John Moran: 'Limerick can be second city in Ireland'

Nick Rabbitts

Reporter:

Nick Rabbitts

John Moran: 'Limerick can be second city in Ireland'

John Moran, who sits on the Limerick Economic Forum, at the conference in Thomond Park Picture: Sean Curtin/Fusionshooters

LIMERICK has a golden opportunity to become Ireland’s second major city – but to achieve this, a dramatic change is needed in how people see their way of living.

That’s according to the former secretary general of the Department of Finance, the respected John Moran, who also warned that a failure to seize this opportunity could see Limerick “fade away as a rural regional town”.

Mr Moran, who sits on the Limerick Economic Forum, was the introductory speaker at the Chamber’s first ever Business Strategy Conference held in Thomond Park.

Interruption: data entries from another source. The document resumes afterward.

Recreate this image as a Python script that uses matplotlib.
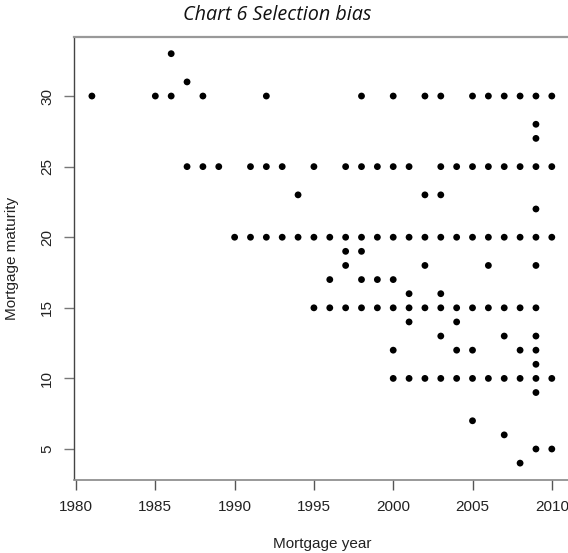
import matplotlib
matplotlib.use("Agg")
import matplotlib.pyplot as plt

# Data (mortgage year, mortgage maturity)
years = [
    1981, 1985, 1986, 1988, 1992, 1998, 2000, 2002, 2003, 2005, 2006, 2007, 2008, 2009, 2010,  # 30
    1986,  # 33
    1987,  # 31
    2009, 2009,  # 28, 27
    1987, 1988, 1989, 1991, 1992, 1993, 1995, 1997, 1998, 1999, 2000, 2001, 2003, 2004, 2005,
    2006, 2007, 2008, 2009, 2010,  # 25
    1994, 2002, 2003,  # 23
    2009,  # 22
    1990, 1991, 1992, 1993, 1994, 1995, 1996, 1997, 1998, 1999, 2000, 2001, 2002, 2003, 2004,
    2005, 2006, 2007, 2008, 2009, 2010,  # 20
    1997, 1998,  # 19
    1997, 2002, 2006, 2009,  # 18
    1996, 1998, 1999, 2000,  # 17
    2001, 2003,  # 16
    1995, 1996, 1997, 1998, 1999, 2000, 2001, 2002, 2003, 2004, 2005, 2006, 2007, 2008, 2009,  # 15
    2001, 2004,  # 14
    2003, 2007, 2009,  # 13
    2000, 2004, 2005, 2008, 2009,  # 12
    2009,  # 11
    2000, 2001, 2002, 2003, 2004, 2005, 2006, 2007, 2008, 2009, 2010,  # 10
    2009,  # 9
    2005,  # 7
    2007,  # 6
    2009, 2010,  # 5
    2008,  # 4
]
maturity = (
    [30] * 15 + [33] + [31] + [28, 27] + [25] * 20 + [23] * 3 + [22] + [20] * 21
    + [19] * 2 + [18] * 4 + [17] * 4 + [16] * 2 + [15] * 15 + [14] * 2 + [13] * 3
    + [12] * 5 + [11] + [10] * 11 + [9] + [7] + [6] + [5] * 2 + [4]
)

x_ticks = [1980, 1985, 1990, 1995, 2000, 2005, 2010]
y_ticks = [5, 10, 15, 20, 25, 30]

W, H = 568, 553
fig = plt.figure(figsize=(W / 100, H / 100), dpi=100)
left, right, top, bottom = 73.5, 570.2, 37.3, 479.5
ax = fig.add_axes([left / W, 1 - bottom / H, (right - left) / W, (bottom - top) / H])

ax.scatter(years, maturity, s=24, color="black", edgecolors="none", zorder=3)

ax.set_xlim(1979.84, 2011.16)
ax.set_ylim(2.84, 34.16)
ax.set_xticks(x_ticks)
ax.set_yticks(y_ticks)

font = ["Liberation Sans", "DejaVu Sans"]
fs = 11
ax.set_xticklabels([str(v) for v in x_ticks], family=font, fontsize=fs, color="#222222")
ax.set_yticklabels([str(v) for v in y_ticks], family=font, fontsize=fs, color="#222222",
                   rotation=90, va="center")
ax.tick_params(axis="x", direction="out", length=7, width=1.0, color="#555555", pad=8)
ax.tick_params(axis="y", direction="out", length=7, width=1.0, color="#777777", pad=7)

ax.spines["top"].set_color("#999999")
ax.spines["top"].set_linewidth(1.6)
ax.spines["left"].set_color("#444444")
ax.spines["left"].set_linewidth(1.0)
ax.spines["bottom"].set_color("#888888")
ax.spines["bottom"].set_linewidth(1.2)
ax.spines["right"].set_color("#888888")

ax.set_xlabel("Mortgage year", family=font, fontsize=fs, color="#222222", labelpad=16.5)
ax.set_ylabel("Mortgage maturity", family=font, fontsize=fs, color="#222222", labelpad=15)

fig.text(277.5 / W, 1 - 15 / H, "Chart 6 Selection bias", ha="center", va="center",
         family=["Open Sans", "DejaVu Sans"], style="italic", fontsize=14.2, color="#111111")

fig.savefig("out.png", dpi=100)
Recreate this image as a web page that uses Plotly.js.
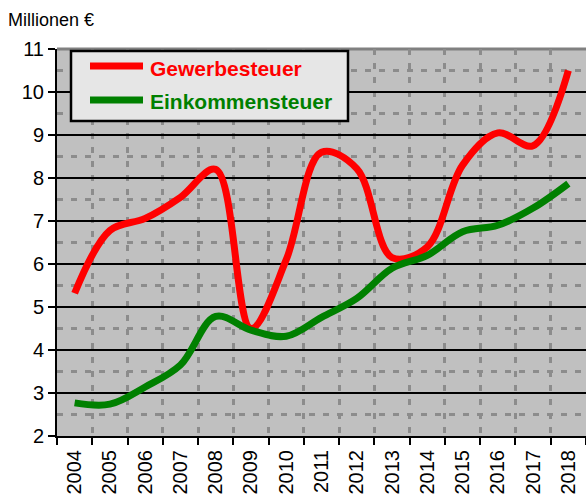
<!DOCTYPE html>
<html><head><meta charset="utf-8">
<script src="https://cdn.plot.ly/plotly-3.0.1.min.js"></script>
<style>html,body{margin:0;padding:0;background:#fff}#c{width:586px;height:500px}</style>
</head><body><div id="c"></div>
<script>
const years = ['2004','2005','2006','2007','2008','2009','2010','2011','2012','2013','2014','2015','2016','2017','2018'];
const gewerbesteuer = [5.32, 6.78, 7.06, 7.55, 8.2, 4.5, 6.1, 8.6, 8.22, 6.15, 6.4, 8.3, 9.05, 8.75, 10.5];
const einkommensteuer = [2.77, 2.74, 3.14, 3.65, 4.78, 4.46, 4.32, 4.76, 5.2, 5.9, 6.2, 6.75, 6.9, 7.3, 7.87];
const seriesNames = ['Gewerbesteuer', 'Einkommensteuer'];
const seriesColors = ['#ff0000', '#008000'];
const yTitle = 'Millionen €';

const font = 'Liberation Sans, Arial, sans-serif';
const L = 57, R = 586, T = 49, B = 436;
const W = R - L, H = B - T;
const px = p => (p - L) / W;
const py = p => (B - p) / H;

const traces = [gewerbesteuer, einkommensteuer].map((v, i) => ({
  x: years, y: v, type: 'scatter', mode: 'lines', name: seriesNames[i],
  line: {color: seriesColors[i], width: 7, shape: 'spline', smoothing: 1},
  showlegend: false, hoverinfo: 'skip'
}));

const legendY = [66, 100];
const shapes = [
  {type: 'line', xref: 'paper', yref: 'paper', x0: 0, x1: 1, y0: 1, y1: 1, line: {color: '#808080', width: 3}, layer: 'between'},
  {type: 'rect', xref: 'paper', yref: 'paper', x0: px(71), x1: px(348), y0: py(121), y1: py(51), fillcolor: '#e6e6e6', line: {color: '#000', width: 2.5}, layer: 'above'}
];
const annotations = [];
seriesNames.forEach((n, i) => {
  shapes.push({type: 'line', xref: 'paper', yref: 'paper', x0: px(90), x1: px(143), y0: py(legendY[i]), y1: py(legendY[i]), line: {color: seriesColors[i], width: 7}, layer: 'above'});
  annotations.push({xref: 'paper', yref: 'paper', x: px(148), y: py(legendY[i] + 2), xanchor: 'left', yanchor: 'middle', showarrow: false,
    text: '<b>' + n + '</b>', font: {family: font, size: 21, color: seriesColors[i]}});
});

const layout = {
  width: 586, height: 500,
  margin: {l: L, r: 586 - R, t: T, b: 500 - B, pad: 0},
  paper_bgcolor: '#ffffff', plot_bgcolor: '#c0c0c0',
  font: {family: font, size: 20, color: '#000'},
  title: {text: yTitle, x: 8 / 586, xanchor: 'left', xref: 'container', y: 1 - 20 / 500, yanchor: 'middle', font: {family: font, size: 18, color: '#000'}},
  xaxis: {
    type: 'category', range: [-0.5, 14.5], tickson: 'boundaries',
    ticks: 'outside', ticklen: 7, tickwidth: 2, tickcolor: '#000',
    showline: true, linecolor: '#000', linewidth: 2,
    showgrid: true, gridcolor: '#8c8c8c', gridwidth: 3, griddash: '6px,8px',
    tickangle: -90, ticklabelstandoff: 4, tickfont: {family: font, size: 20, color: '#000'}, fixedrange: true
  },
  yaxis: {
    range: [2, 11], dtick: 1, tick0: 2,
    ticks: 'outside', ticklen: 7, tickwidth: 2, tickcolor: '#000',
    showline: true, linecolor: '#000', linewidth: 2,
    showgrid: true, gridcolor: '#000', gridwidth: 2, zeroline: false,
    minor: {dtick: 0.5, showgrid: true, gridcolor: '#8c8c8c', gridwidth: 3, griddash: '6px,8px', ticks: ''},
    tickfont: {family: font, size: 20, color: '#000'}, fixedrange: true
  },
  shapes: shapes,
  annotations: annotations,
  showlegend: false
};

Plotly.newPlot('c', traces, layout, {displayModeBar: false, staticPlot: true});
</script>
</body></html>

The Mungret native believes that in order to attract the best of the best, Limerick’s surrounding area needs to possibly risk losing out on rural subsidies in order to become more urbanised.

He said: “Today’s millennials are turning their back on the suburbs and on the countryside, and want to live like Sex and the City, in urban spaces, where everything is walking distance away. The question I want to pose is: are we going to be brave enough in the Mid-West to meet their demands, even if it means restricted subsidies for what I call ‘rural Ireland’? Is the Mid-West ready to embrace all that might mean? Do we want to expand as an urban engine of growth, or fade away as a rural regional town?”

He warned that as a nation, Ireland needs to “give up facilitating and encouraging a rural living pattern” and concentrate on one, or two big cities “to become global centres of economic growth”.

Other speakers at the conference – including Virgin Media CEO Tony Hanway – have said Limerick is well positioned to become a counterpoint to Dublin.

“We have to decide where we are going, and whether Limerick wants to be one of these,” Mr Moran said. “If we do not strive and succeed to be known globally as one of the best spaces in the world where talented entrepreneurs can live and flourish, they will locate elsewhere.

"Are we going to be left completely out of touch with other local authorities to be the back offices of those entrepreneurs or the places they go on holidays?"